_RAW DATA_
* BEGIN *
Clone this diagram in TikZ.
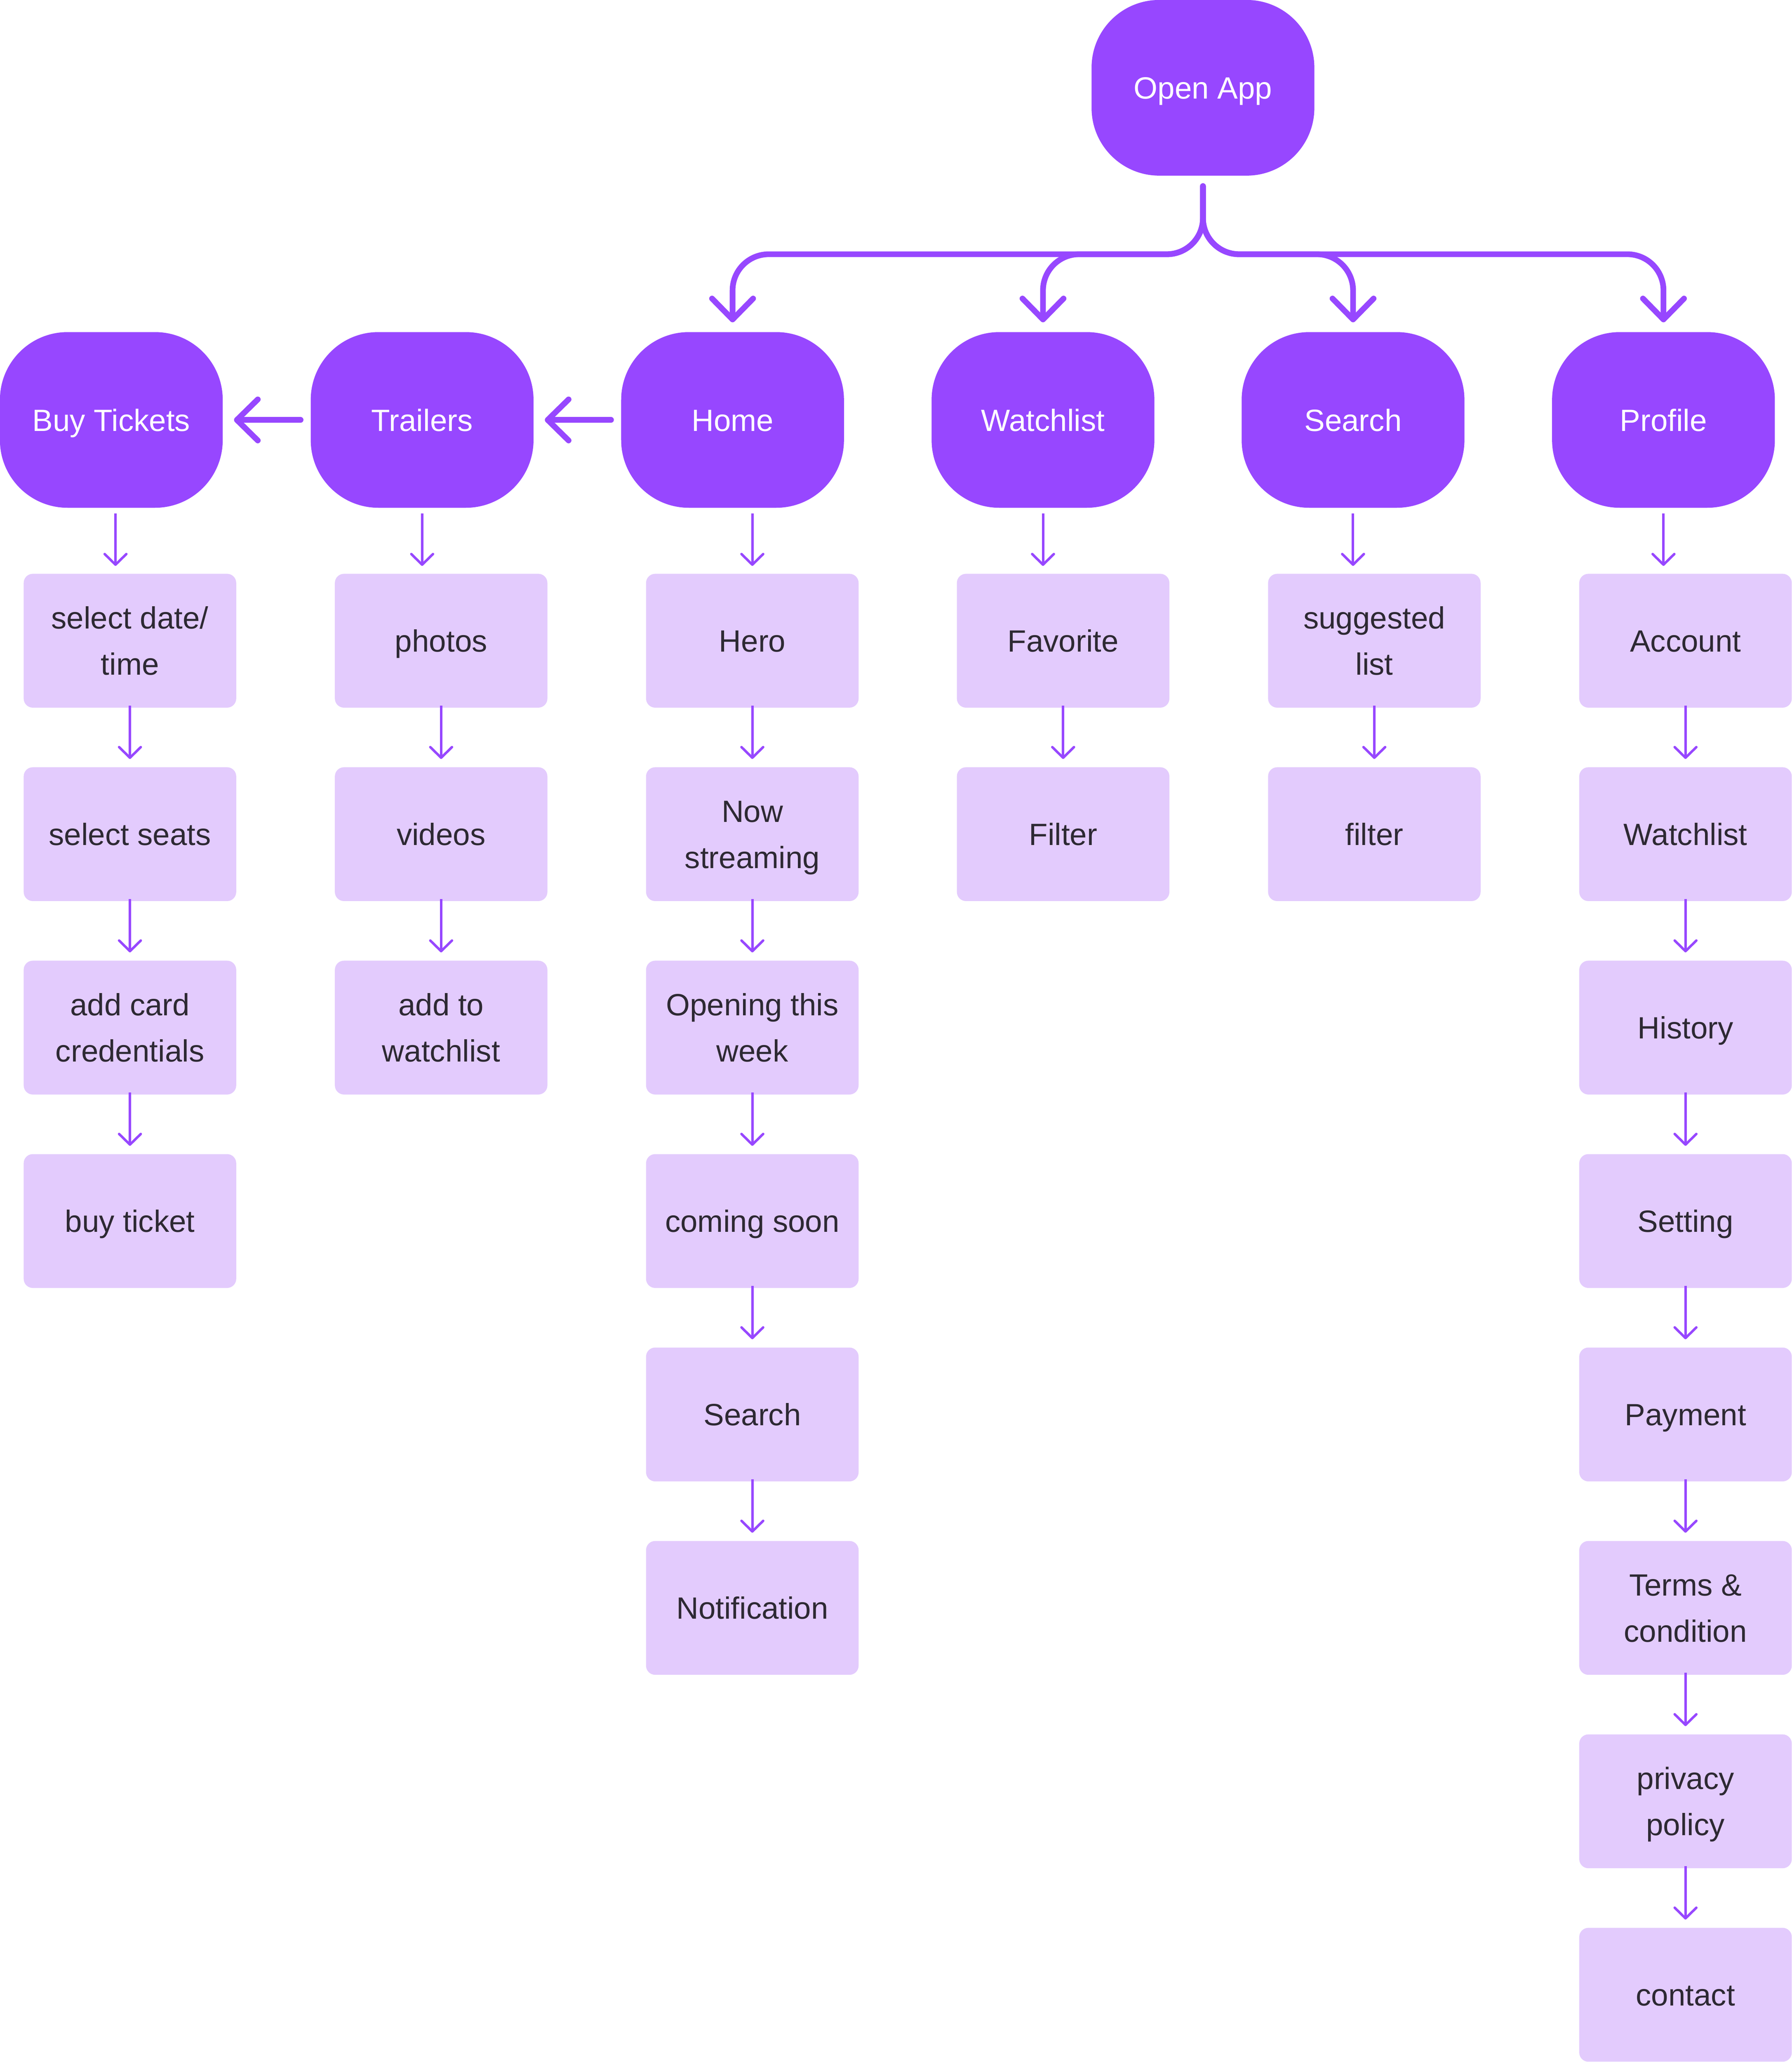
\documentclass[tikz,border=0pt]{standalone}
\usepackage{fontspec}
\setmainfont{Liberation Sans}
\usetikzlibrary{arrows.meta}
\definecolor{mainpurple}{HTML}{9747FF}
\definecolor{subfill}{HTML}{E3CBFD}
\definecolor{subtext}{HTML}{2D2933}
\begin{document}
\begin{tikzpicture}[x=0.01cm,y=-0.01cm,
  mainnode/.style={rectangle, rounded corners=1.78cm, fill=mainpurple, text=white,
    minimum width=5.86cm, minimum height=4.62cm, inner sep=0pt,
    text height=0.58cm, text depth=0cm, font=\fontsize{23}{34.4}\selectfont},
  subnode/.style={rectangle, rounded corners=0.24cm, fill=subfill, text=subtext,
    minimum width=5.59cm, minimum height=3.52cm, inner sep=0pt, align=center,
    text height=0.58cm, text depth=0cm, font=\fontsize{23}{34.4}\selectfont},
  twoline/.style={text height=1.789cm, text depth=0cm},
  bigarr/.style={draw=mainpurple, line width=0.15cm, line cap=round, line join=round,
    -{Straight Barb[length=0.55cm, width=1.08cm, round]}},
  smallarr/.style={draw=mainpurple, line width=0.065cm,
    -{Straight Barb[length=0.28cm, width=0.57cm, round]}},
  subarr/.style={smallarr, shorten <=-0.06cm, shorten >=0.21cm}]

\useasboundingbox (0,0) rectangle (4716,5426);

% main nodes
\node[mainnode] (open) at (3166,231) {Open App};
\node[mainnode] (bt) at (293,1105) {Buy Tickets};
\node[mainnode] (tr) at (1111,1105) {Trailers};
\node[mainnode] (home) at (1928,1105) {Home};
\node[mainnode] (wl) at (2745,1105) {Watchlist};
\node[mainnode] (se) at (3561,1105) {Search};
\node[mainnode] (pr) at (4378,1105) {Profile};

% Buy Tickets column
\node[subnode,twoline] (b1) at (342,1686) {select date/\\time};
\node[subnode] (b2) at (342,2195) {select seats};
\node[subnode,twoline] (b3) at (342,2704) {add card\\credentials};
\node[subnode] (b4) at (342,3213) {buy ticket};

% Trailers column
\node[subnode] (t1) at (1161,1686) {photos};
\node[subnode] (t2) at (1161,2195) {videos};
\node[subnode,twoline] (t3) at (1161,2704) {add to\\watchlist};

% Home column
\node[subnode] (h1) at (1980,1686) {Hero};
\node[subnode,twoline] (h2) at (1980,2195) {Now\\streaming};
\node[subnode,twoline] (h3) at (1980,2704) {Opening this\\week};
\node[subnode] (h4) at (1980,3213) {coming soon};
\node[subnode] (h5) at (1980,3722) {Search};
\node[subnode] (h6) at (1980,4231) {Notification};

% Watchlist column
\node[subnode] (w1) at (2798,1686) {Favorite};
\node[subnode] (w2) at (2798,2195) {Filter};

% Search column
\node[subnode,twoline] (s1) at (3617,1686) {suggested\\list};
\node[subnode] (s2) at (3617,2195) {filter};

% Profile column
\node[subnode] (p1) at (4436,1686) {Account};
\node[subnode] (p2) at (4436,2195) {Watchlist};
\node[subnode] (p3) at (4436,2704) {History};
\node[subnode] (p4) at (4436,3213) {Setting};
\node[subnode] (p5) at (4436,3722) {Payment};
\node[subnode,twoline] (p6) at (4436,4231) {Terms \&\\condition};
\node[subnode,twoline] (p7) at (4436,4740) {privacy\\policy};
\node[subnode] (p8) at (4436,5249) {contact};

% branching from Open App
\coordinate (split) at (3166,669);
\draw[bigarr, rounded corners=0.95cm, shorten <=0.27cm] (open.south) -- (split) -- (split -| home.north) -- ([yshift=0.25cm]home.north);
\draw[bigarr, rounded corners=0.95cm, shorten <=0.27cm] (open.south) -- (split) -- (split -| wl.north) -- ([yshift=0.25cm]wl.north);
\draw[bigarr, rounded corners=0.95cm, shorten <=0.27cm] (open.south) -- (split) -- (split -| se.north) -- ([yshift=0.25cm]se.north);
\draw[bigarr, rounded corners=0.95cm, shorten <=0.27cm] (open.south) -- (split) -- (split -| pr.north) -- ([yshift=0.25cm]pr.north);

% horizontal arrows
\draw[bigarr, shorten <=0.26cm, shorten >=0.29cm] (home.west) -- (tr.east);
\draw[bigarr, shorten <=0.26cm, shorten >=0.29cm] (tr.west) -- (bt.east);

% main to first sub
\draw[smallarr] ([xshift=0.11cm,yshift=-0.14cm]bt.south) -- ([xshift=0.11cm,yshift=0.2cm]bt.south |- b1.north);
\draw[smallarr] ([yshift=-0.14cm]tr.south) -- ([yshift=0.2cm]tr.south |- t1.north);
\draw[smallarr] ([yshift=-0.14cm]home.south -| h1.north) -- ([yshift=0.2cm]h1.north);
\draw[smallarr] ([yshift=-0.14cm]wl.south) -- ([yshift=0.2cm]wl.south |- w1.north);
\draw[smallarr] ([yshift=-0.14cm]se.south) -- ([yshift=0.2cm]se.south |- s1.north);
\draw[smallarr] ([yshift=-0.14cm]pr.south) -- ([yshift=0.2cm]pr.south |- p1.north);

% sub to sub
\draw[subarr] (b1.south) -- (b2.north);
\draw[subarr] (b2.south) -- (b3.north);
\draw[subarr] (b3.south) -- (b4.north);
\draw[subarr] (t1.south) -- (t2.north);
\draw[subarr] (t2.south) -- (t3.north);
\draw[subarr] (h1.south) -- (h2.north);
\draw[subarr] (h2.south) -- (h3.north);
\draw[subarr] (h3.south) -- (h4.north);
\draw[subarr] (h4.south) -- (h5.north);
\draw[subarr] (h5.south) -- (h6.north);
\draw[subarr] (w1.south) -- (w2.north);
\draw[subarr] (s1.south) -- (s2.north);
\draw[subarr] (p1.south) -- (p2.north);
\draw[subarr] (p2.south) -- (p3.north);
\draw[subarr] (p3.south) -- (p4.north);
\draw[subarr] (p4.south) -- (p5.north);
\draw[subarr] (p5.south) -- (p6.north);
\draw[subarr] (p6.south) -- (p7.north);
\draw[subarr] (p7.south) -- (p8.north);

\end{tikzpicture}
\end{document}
* END *
_WRITTEN EXERCISE_
Your copy of the data should match it exactly, except that pictures are left out.

_EXERCISE SOLUTION_
Clone this diagram in TikZ.
\documentclass[tikz,border=0pt]{standalone}
\usepackage{fontspec}
\setmainfont{Liberation Sans}
\usetikzlibrary{arrows.meta}
\definecolor{mainpurple}{HTML}{9747FF}
\definecolor{subfill}{HTML}{E3CBFD}
\definecolor{subtext}{HTML}{2D2933}
\begin{document}
\begin{tikzpicture}[x=0.01cm,y=-0.01cm,
  mainnode/.style={rectangle, rounded corners=1.78cm, fill=mainpurple, text=white,
    minimum width=5.86cm, minimum height=4.62cm, inner sep=0pt,
    text height=0.58cm, text depth=0cm, font=\fontsize{23}{34.4}\selectfont},
  subnode/.style={rectangle, rounded corners=0.24cm, fill=subfill, text=subtext,
    minimum width=5.59cm, minimum height=3.52cm, inner sep=0pt, align=center,
    text height=0.58cm, text depth=0cm, font=\fontsize{23}{34.4}\selectfont},
  twoline/.style={text height=1.789cm, text depth=0cm},
  bigarr/.style={draw=mainpurple, line width=0.15cm, line cap=round, line join=round,
    -{Straight Barb[length=0.55cm, width=1.08cm, round]}},
  smallarr/.style={draw=mainpurple, line width=0.065cm,
    -{Straight Barb[length=0.28cm, width=0.57cm, round]}},
  subarr/.style={smallarr, shorten <=-0.06cm, shorten >=0.21cm}]

\useasboundingbox (0,0) rectangle (4716,5426);

% main nodes
\node[mainnode] (open) at (3166,231) {Open App};
\node[mainnode] (bt) at (293,1105) {Buy Tickets};
\node[mainnode] (tr) at (1111,1105) {Trailers};
\node[mainnode] (home) at (1928,1105) {Home};
\node[mainnode] (wl) at (2745,1105) {Watchlist};
\node[mainnode] (se) at (3561,1105) {Search};
\node[mainnode] (pr) at (4378,1105) {Profile};

% Buy Tickets column
\node[subnode,twoline] (b1) at (342,1686) {select date/\\time};
\node[subnode] (b2) at (342,2195) {select seats};
\node[subnode,twoline] (b3) at (342,2704) {add card\\credentials};
\node[subnode] (b4) at (342,3213) {buy ticket};

% Trailers column
\node[subnode] (t1) at (1161,1686) {photos};
\node[subnode] (t2) at (1161,2195) {videos};
\node[subnode,twoline] (t3) at (1161,2704) {add to\\watchlist};

% Home column
\node[subnode] (h1) at (1980,1686) {Hero};
\node[subnode,twoline] (h2) at (1980,2195) {Now\\streaming};
\node[subnode,twoline] (h3) at (1980,2704) {Opening this\\week};
\node[subnode] (h4) at (1980,3213) {coming soon};
\node[subnode] (h5) at (1980,3722) {Search};
\node[subnode] (h6) at (1980,4231) {Notification};

% Watchlist column
\node[subnode] (w1) at (2798,1686) {Favorite};
\node[subnode] (w2) at (2798,2195) {Filter};

% Search column
\node[subnode,twoline] (s1) at (3617,1686) {suggested\\list};
\node[subnode] (s2) at (3617,2195) {filter};

% Profile column
\node[subnode] (p1) at (4436,1686) {Account};
\node[subnode] (p2) at (4436,2195) {Watchlist};
\node[subnode] (p3) at (4436,2704) {History};
\node[subnode] (p4) at (4436,3213) {Setting};
\node[subnode] (p5) at (4436,3722) {Payment};
\node[subnode,twoline] (p6) at (4436,4231) {Terms \&\\condition};
\node[subnode,twoline] (p7) at (4436,4740) {privacy\\policy};
\node[subnode] (p8) at (4436,5249) {contact};

% branching from Open App
\coordinate (split) at (3166,669);
\draw[bigarr, rounded corners=0.95cm, shorten <=0.27cm] (open.south) -- (split) -- (split -| home.north) -- ([yshift=0.25cm]home.north);
\draw[bigarr, rounded corners=0.95cm, shorten <=0.27cm] (open.south) -- (split) -- (split -| wl.north) -- ([yshift=0.25cm]wl.north);
\draw[bigarr, rounded corners=0.95cm, shorten <=0.27cm] (open.south) -- (split) -- (split -| se.north) -- ([yshift=0.25cm]se.north);
\draw[bigarr, rounded corners=0.95cm, shorten <=0.27cm] (open.south) -- (split) -- (split -| pr.north) -- ([yshift=0.25cm]pr.north);

% horizontal arrows
\draw[bigarr, shorten <=0.26cm, shorten >=0.29cm] (home.west) -- (tr.east);
\draw[bigarr, shorten <=0.26cm, shorten >=0.29cm] (tr.west) -- (bt.east);

% main to first sub
\draw[smallarr] ([xshift=0.11cm,yshift=-0.14cm]bt.south) -- ([xshift=0.11cm,yshift=0.2cm]bt.south |- b1.north);
\draw[smallarr] ([yshift=-0.14cm]tr.south) -- ([yshift=0.2cm]tr.south |- t1.north);
\draw[smallarr] ([yshift=-0.14cm]home.south -| h1.north) -- ([yshift=0.2cm]h1.north);
\draw[smallarr] ([yshift=-0.14cm]wl.south) -- ([yshift=0.2cm]wl.south |- w1.north);
\draw[smallarr] ([yshift=-0.14cm]se.south) -- ([yshift=0.2cm]se.south |- s1.north);
\draw[smallarr] ([yshift=-0.14cm]pr.south) -- ([yshift=0.2cm]pr.south |- p1.north);

% sub to sub
\draw[subarr] (b1.south) -- (b2.north);
\draw[subarr] (b2.south) -- (b3.north);
\draw[subarr] (b3.south) -- (b4.north);
\draw[subarr] (t1.south) -- (t2.north);
\draw[subarr] (t2.south) -- (t3.north);
\draw[subarr] (h1.south) -- (h2.north);
\draw[subarr] (h2.south) -- (h3.north);
\draw[subarr] (h3.south) -- (h4.north);
\draw[subarr] (h4.south) -- (h5.north);
\draw[subarr] (h5.south) -- (h6.north);
\draw[subarr] (w1.south) -- (w2.north);
\draw[subarr] (s1.south) -- (s2.north);
\draw[subarr] (p1.south) -- (p2.north);
\draw[subarr] (p2.south) -- (p3.north);
\draw[subarr] (p3.south) -- (p4.north);
\draw[subarr] (p4.south) -- (p5.north);
\draw[subarr] (p5.south) -- (p6.north);
\draw[subarr] (p6.south) -- (p7.north);
\draw[subarr] (p7.south) -- (p8.north);

\end{tikzpicture}
\end{document}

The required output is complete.